Private equity investors are struggling to make new commitments to funds because they’ve found themselves already over-allocated to the asset class and with less available capital on their hands, according to Blackstone Inc.’s Verdun Perry.
(Bloomberg) — Private equity investors are struggling to make new commitments to funds because they’ve found themselves already over-allocated to the asset class and with less available capital on their hands, according to Blackstone Inc.’s Verdun Perry.
Last year’s declines in public markets have “almost artificially” pushed up their portfolio allocations to private equity, making it harder and less likely that they’ll put in additional money, Perry, global head of strategic partners at the firm, said Thursday at the Bloomberg Invest conference. Investors with a 10% target for the asset class might have found themselves at 17% or 20% allocations, he said.
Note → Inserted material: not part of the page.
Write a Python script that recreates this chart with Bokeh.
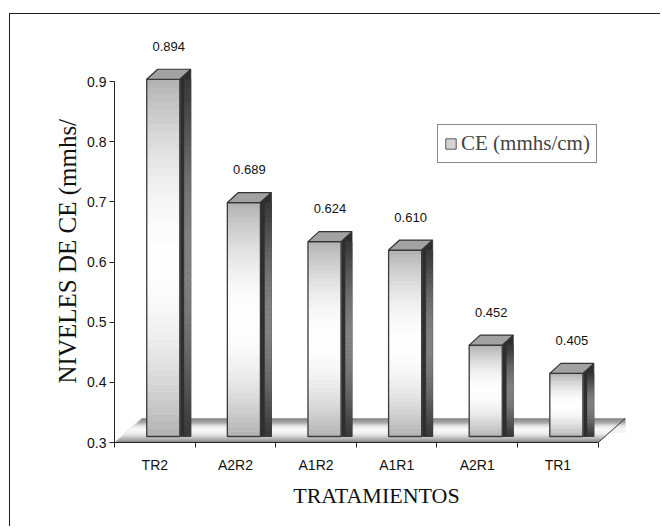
import numpy as np
from bokeh.plotting import figure
from bokeh.models import FixedTicker, Legend, LegendItem, ColumnDataSource, Title
from bokeh.embed import file_html
from bokeh.resources import INLINE

# ---- data -------------------------------------------------------------
categories = ["TR2", "A2R2", "A1R2", "A1R1", "A2R1", "TR1"]
ce_values = [0.894, 0.689, 0.624, 0.610, 0.452, 0.405]
value_labels = ["0.894", "0.689", "0.624", "0.610", "0.452", "0.405"]
y_ticks = [0.3, 0.4, 0.5, 0.6, 0.7, 0.8, 0.9]
y_tick_labels = ["0.3", "0.4", "0.5", "0.6", "0.7", "0.8", "0.9"]

# ---- frame / pseudo-3D geometry ----------------------------------------
FRAME_W, FRAME_H = 524, 421
X_RANGE = (0, 6.5)
Y_RANGE = (0.3, 1.0)
PX_X = (X_RANGE[1] - X_RANGE[0]) / FRAME_W      # data units per pixel
PX_Y = (Y_RANGE[1] - Y_RANGE[0]) / FRAME_H
Y0 = Y_RANGE[0]

LIFT = 6 * PX_Y                  # bars stand on the floor slab
FRONT_L, FRONT_R = 0.40, 0.81    # front face within its category slot
DEPTH_X, DEPTH_Y = 11 * PX_X, 10 * PX_Y
FLOOR_DX, FLOOR_DY = 27 * PX_X, 24 * PX_Y
N_SLICES = 48


def gray(level):
    level = int(max(0, min(255, round(level))))
    return "#{0:02x}{0:02x}{0:02x}".format(level)


p = figure(
    frame_width=FRAME_W, frame_height=FRAME_H,
    x_range=X_RANGE, y_range=Y_RANGE,
    min_border_left=104, min_border_right=22,
    min_border_top=7, min_border_bottom=84,
    output_backend="svg", toolbar_location=None,
    background_fill_color="white", border_fill_color="white",
)
p.margin = (13, 0, 0, 9)
p.styles = {"border-top": "1px solid #1e1e1e", "border-left": "1px solid #1e1e1e"}
p.outline_line_color = None
p.xgrid.visible = False
p.ygrid.visible = False

# ---- floor slab ---------------------------------------------------------
n_cat = len(categories)
floor_stops_h = [0, 2, 5, 9, 13, 17, 20, 24]
floor_stops_l = [120, 150, 190, 236, 248, 228, 170, 130]
fxs, fys, fcol = [], [], []
for k in range(24):
    h0, h1 = k, k + 1
    hm = (h0 + h1) / 2
    xl0, xl1 = h0 / 24 * FLOOR_DX, h1 / 24 * FLOOR_DX
    if h0 >= 10:
        xr0 = xr1 = n_cat + FLOOR_DX
    else:
        xr0, xr1 = n_cat + h0 / 24 * FLOOR_DX, n_cat + h1 / 24 * FLOOR_DX
    y0, y1 = Y0 + h0 * PX_Y, Y0 + h1 * PX_Y
    fxs.append([xl0, xr0, xr1, xl1])
    fys.append([y0, y0, y1, y1])
    fcol.append(gray(np.interp(hm, floor_stops_h, floor_stops_l)))
p.patches(fxs, fys, fill_color=fcol, line_color=fcol, line_width=0.6)
p.line([n_cat, n_cat + FLOOR_DX], [Y0, Y0 + FLOOR_DY], line_color="#333333", line_width=1)
p.line([0, FLOOR_DX], [Y0, Y0 + FLOOR_DY], line_color="#e8e8e8", line_width=1)

# ---- bars ---------------------------------------------------------------
fl, fr, fb, ft, fc = [], [], [], [], []
sxs, sys_ = [], []
gl, gr, gb, gt, gc = [], [], [], [], []
txs, tys = [], []
ol, orr, ob, ot = [], [], [], []
lx, ly = [], []
for i, v in enumerate(ce_values):
    x0, x1 = i + FRONT_L, i + FRONT_R
    x2 = x1 + DEPTH_X
    yb, yt = Y0 + LIFT, v + LIFT
    edges = np.linspace(yb, yt, N_SLICES + 1)
    for k in range(N_SLICES):
        t = (k + 0.5) / N_SLICES
        fl.append(x0); fr.append(x1); fb.append(edges[k]); ft.append(edges[k + 1])
        fc.append(gray(176 + 78 * np.sin(np.pi * t) ** 0.9))
        # lighter band on the side face
        gl.append(x1 + 0.42 * (x2 - x1)); gr.append(x2)
        gb.append(edges[k]); gt.append(edges[k + 1])
        gc.append(gray(58 + 72 * np.sin(np.pi * t) ** 1.2))
    sxs.append([x1, x1, x2, x2]); sys_.append([yb, yt, yt + DEPTH_Y, yb])
    txs.append([x0, x1, x2, x0 + DEPTH_X]); tys.append([yt, yt, yt + DEPTH_Y, yt + DEPTH_Y])
    ol.append(x0); orr.append(x1); ob.append(yb); ot.append(yt)
    lx.append((x0 + x2) / 2); ly.append(yt + 33 * PX_Y)

p.patches(sxs, sys_, fill_color="#2e2e2e", line_color="#2e2e2e", line_width=0.8)
p.quad(left=gl, right=gr, bottom=gb, top=gt, fill_color=gc, line_color=gc, line_width=0.6)
p.quad(left=fl, right=fr, bottom=fb, top=ft, fill_color=fc, line_color=fc, line_width=0.6)
p.quad(left=ol, right=orr, bottom=ob, top=ot, fill_color=None,
       line_color="#3a3a3a", line_width=1.3)
p.patches(txs, tys, fill_color="#a2a2a2", line_color="#333333", line_width=1.2)

label_src = ColumnDataSource(dict(x=lx, y=ly, text=value_labels))
p.text(x="x", y="y", text="text", source=label_src, text_align="center",
       text_baseline="middle", text_font={"value": "Liberation Sans"},
       text_font_size="13px", text_color="#111111")

# ---- legend ---------------------------------------------------------------
# hidden renderer that only supplies the legend swatch
swatch = p.quad(left=ol, right=orr, bottom=ob, top=ot, fill_color="#d4d4d4",
                line_color="#555555", line_width=1, visible=False)
legend = Legend(items=[LegendItem(label="CE (mmhs/cm)", renderers=[swatch])],
                location=(323, 279), margin=0, padding=6,
                glyph_width=13, glyph_height=13, label_standoff=4,
                label_text_font="Liberation Serif", label_text_font_size="21px",
                border_line_color="#111111", border_line_width=1,
                background_fill_color="white", background_fill_alpha=1,
                inactive_fill_alpha=0)
p.add_layout(legend)

# ---- axes ----------------------------------------------------------------
xa = p.xaxis[0]
xa.ticker = FixedTicker(ticks=[i + 0.5 for i in range(n_cat)],
                        minor_ticks=list(range(n_cat + 1)))
xa.major_label_overrides = {i + 0.5: c for i, c in enumerate(categories)}
xa.bounds = (0, n_cat)
xa.major_tick_out = 0
xa.major_tick_in = 0
xa.minor_tick_out = 5
xa.minor_tick_in = 0
xa.minor_tick_line_color = "#222222"
xa.axis_line_color = "#222222"
xa.major_label_text_font = "Liberation Sans"
xa.major_label_text_font_size = "14px"
xa.major_label_text_color = "#111111"
xa.major_label_standoff = 9
xa.axis_label = "TRATAMIENTOS"
xa.axis_label_text_font = "Liberation Serif"
xa.axis_label_text_font_size = "22px"
xa.axis_label_text_font_style = "normal"
xa.axis_label_text_color = "#111111"
xa.axis_label_standoff = 7

ya = p.yaxis[0]
ya.ticker = FixedTicker(ticks=y_ticks, minor_ticks=[])
ya.major_label_overrides = {t: s for t, s in zip(y_ticks, y_tick_labels)}
ya.bounds = (y_ticks[0], y_ticks[-1])
ya.major_tick_out = 5
ya.major_tick_in = 0
ya.major_tick_line_color = "#222222"
ya.axis_line_color = "#222222"
ya.major_label_text_font = "Liberation Sans"
ya.major_label_text_font_size = "14px"
ya.major_label_text_color = "#111111"
ya.major_label_standoff = 3

# vertical axis title in its own side panel, starting above the frame bottom
y_title = Title(text="NIVELES DE CE (mmhs/", align="left", offset=59,
                standoff=8, text_font="Liberation Serif", text_font_size="25px",
                text_font_style="normal", text_color="#111111")
p.add_layout(y_title, "left")

open("out.html", "w").write(file_html(p, INLINE))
“It’s hard to keep doing new deals, new commitments, when you’re already over-allocated to private equity and over your targets,” Perry said.
At the same time, distributions were down 40% or 50% in 2022 compared with 2021, he said.
“What we’re having is large investors in private equity funds that want to commit to new funds but they don’t have the capital available,” Perry said. “A lot of investors that are overallocated are trying to stay the course, they’re slowing down, they’re selling on the secondary market, they’re making smaller commitments to fewer managers.”